* **COLLECTED MATERIAL**
━━━━
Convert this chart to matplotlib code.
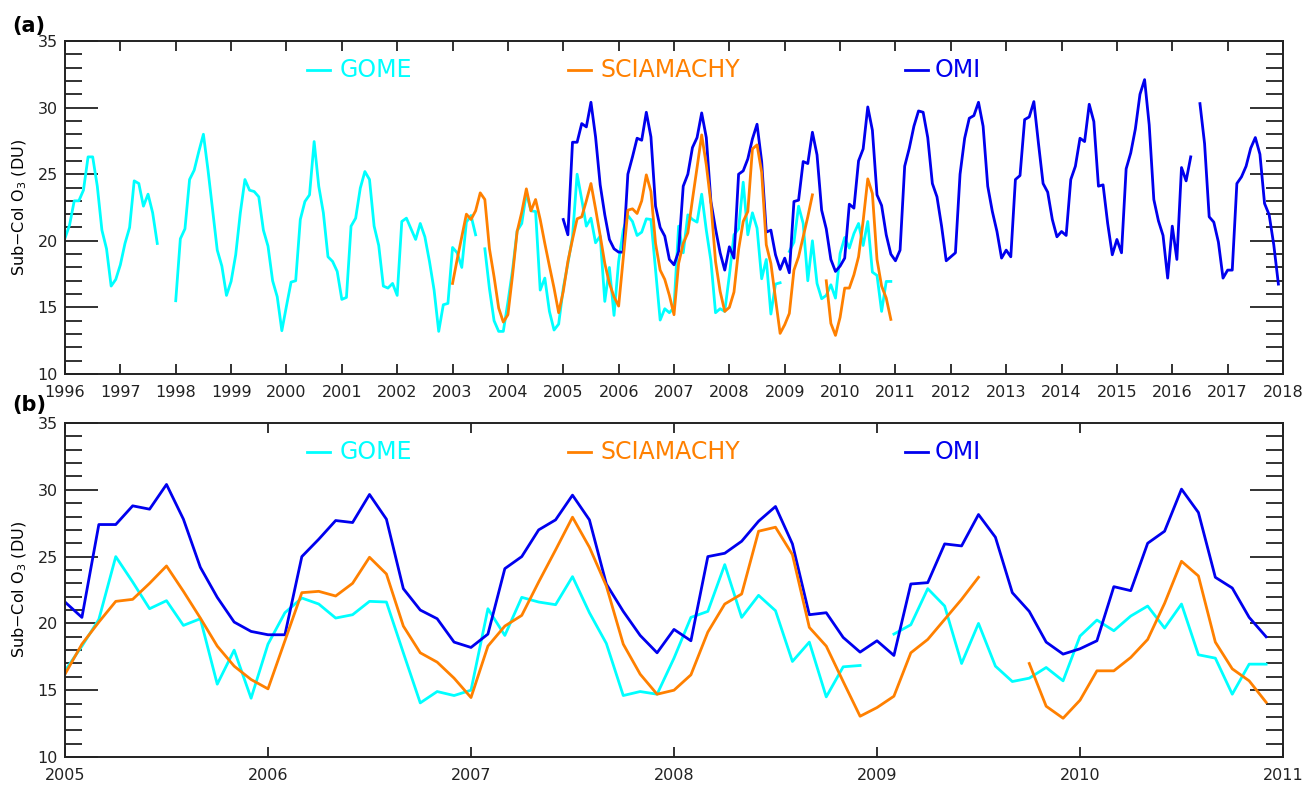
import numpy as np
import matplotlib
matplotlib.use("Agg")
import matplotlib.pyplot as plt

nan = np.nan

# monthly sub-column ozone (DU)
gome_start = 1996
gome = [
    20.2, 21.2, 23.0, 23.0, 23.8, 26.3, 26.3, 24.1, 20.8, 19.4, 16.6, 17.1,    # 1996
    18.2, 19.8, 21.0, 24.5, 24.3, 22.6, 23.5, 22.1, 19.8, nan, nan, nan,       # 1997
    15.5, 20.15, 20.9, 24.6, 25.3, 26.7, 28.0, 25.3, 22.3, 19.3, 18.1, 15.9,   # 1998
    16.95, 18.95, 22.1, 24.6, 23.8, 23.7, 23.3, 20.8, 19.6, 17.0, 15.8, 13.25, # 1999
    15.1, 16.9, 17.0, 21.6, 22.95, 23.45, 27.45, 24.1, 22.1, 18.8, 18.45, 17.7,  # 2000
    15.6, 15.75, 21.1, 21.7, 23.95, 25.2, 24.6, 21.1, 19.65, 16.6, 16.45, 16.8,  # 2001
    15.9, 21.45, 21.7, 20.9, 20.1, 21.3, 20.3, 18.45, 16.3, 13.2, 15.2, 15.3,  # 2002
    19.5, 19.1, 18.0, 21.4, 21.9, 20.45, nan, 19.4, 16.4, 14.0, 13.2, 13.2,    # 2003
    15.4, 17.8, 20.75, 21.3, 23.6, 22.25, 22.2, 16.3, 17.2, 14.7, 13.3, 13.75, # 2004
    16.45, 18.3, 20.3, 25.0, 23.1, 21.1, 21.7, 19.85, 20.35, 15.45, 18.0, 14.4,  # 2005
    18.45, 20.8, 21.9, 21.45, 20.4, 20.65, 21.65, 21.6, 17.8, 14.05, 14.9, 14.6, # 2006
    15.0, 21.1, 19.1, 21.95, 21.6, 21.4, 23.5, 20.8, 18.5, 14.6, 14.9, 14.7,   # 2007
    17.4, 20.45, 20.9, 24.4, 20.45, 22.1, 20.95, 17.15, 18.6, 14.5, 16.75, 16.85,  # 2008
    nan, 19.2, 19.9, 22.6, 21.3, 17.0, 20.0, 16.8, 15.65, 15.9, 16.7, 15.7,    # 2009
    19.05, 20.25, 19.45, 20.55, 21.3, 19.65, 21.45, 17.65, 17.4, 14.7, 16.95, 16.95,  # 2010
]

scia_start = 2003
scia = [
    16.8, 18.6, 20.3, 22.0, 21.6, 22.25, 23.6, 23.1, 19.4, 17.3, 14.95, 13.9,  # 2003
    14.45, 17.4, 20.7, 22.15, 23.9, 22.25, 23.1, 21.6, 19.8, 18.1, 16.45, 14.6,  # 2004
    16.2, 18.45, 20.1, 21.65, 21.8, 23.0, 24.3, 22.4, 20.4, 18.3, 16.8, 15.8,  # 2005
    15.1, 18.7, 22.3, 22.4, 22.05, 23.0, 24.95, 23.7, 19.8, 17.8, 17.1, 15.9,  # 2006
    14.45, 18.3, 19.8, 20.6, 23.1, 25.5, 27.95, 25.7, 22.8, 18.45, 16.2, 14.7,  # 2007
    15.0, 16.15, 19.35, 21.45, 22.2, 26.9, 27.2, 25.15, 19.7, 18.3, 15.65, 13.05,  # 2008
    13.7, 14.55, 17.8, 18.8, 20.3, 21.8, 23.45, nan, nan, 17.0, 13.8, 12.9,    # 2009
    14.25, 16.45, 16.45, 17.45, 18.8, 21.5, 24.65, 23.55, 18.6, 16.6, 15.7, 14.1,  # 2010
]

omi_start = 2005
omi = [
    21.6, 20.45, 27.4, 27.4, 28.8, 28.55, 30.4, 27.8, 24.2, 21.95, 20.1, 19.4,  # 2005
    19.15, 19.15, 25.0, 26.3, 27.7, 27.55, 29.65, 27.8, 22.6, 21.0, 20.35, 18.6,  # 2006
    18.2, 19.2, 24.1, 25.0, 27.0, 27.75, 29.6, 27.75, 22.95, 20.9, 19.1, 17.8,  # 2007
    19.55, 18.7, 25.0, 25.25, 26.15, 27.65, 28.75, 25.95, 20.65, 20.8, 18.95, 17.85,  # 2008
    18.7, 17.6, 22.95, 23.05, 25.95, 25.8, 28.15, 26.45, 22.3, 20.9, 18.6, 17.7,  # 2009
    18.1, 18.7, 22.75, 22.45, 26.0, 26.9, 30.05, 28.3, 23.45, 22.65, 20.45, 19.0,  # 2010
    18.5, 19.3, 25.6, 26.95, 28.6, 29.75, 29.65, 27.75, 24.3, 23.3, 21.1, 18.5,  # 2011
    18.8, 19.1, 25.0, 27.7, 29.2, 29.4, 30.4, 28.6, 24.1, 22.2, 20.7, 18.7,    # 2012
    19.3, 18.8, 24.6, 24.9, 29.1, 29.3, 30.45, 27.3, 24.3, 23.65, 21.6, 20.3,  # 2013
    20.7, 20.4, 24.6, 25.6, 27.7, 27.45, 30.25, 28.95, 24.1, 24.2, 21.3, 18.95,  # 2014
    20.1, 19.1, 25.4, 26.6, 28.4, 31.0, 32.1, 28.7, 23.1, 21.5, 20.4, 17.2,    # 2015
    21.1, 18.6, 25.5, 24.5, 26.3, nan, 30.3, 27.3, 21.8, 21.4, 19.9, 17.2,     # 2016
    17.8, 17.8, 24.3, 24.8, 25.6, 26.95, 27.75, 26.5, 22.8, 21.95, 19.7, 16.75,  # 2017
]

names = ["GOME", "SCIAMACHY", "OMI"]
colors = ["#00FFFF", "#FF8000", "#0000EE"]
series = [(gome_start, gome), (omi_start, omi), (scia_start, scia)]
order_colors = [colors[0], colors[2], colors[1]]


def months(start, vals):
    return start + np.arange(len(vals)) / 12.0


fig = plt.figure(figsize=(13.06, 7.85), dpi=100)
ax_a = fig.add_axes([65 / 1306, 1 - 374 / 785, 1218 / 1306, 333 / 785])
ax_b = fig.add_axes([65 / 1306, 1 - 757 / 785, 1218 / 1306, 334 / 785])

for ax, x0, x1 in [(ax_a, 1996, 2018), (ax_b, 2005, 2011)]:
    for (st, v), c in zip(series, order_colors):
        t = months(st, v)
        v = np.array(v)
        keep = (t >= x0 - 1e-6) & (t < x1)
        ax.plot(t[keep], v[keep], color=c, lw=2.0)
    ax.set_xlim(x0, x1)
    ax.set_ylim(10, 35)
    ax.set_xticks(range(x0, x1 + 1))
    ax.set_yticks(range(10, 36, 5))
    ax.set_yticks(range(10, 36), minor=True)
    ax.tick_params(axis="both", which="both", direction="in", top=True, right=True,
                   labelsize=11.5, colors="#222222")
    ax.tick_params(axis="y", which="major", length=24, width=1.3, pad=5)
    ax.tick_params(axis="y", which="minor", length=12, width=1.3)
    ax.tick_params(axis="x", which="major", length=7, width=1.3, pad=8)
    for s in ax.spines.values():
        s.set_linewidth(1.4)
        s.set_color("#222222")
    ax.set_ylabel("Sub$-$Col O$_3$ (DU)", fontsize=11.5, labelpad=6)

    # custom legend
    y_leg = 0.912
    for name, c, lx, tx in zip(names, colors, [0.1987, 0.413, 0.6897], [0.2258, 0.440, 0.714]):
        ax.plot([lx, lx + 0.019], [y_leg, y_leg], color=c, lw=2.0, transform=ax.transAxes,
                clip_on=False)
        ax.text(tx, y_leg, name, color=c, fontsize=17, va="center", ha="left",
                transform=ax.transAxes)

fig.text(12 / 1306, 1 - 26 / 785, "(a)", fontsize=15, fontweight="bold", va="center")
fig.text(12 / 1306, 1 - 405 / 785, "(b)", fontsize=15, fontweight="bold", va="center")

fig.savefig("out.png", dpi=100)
━━━━
* **DIRECTIONS FOR THIS TASK**
Transcribe exactly, with no pictures, the lines running from the first line of the material through the line holding "nan = np.nan".

* **RESULT**
Convert this chart to matplotlib code.
import numpy as np
import matplotlib
matplotlib.use("Agg")
import matplotlib.pyplot as plt

nan = np.nan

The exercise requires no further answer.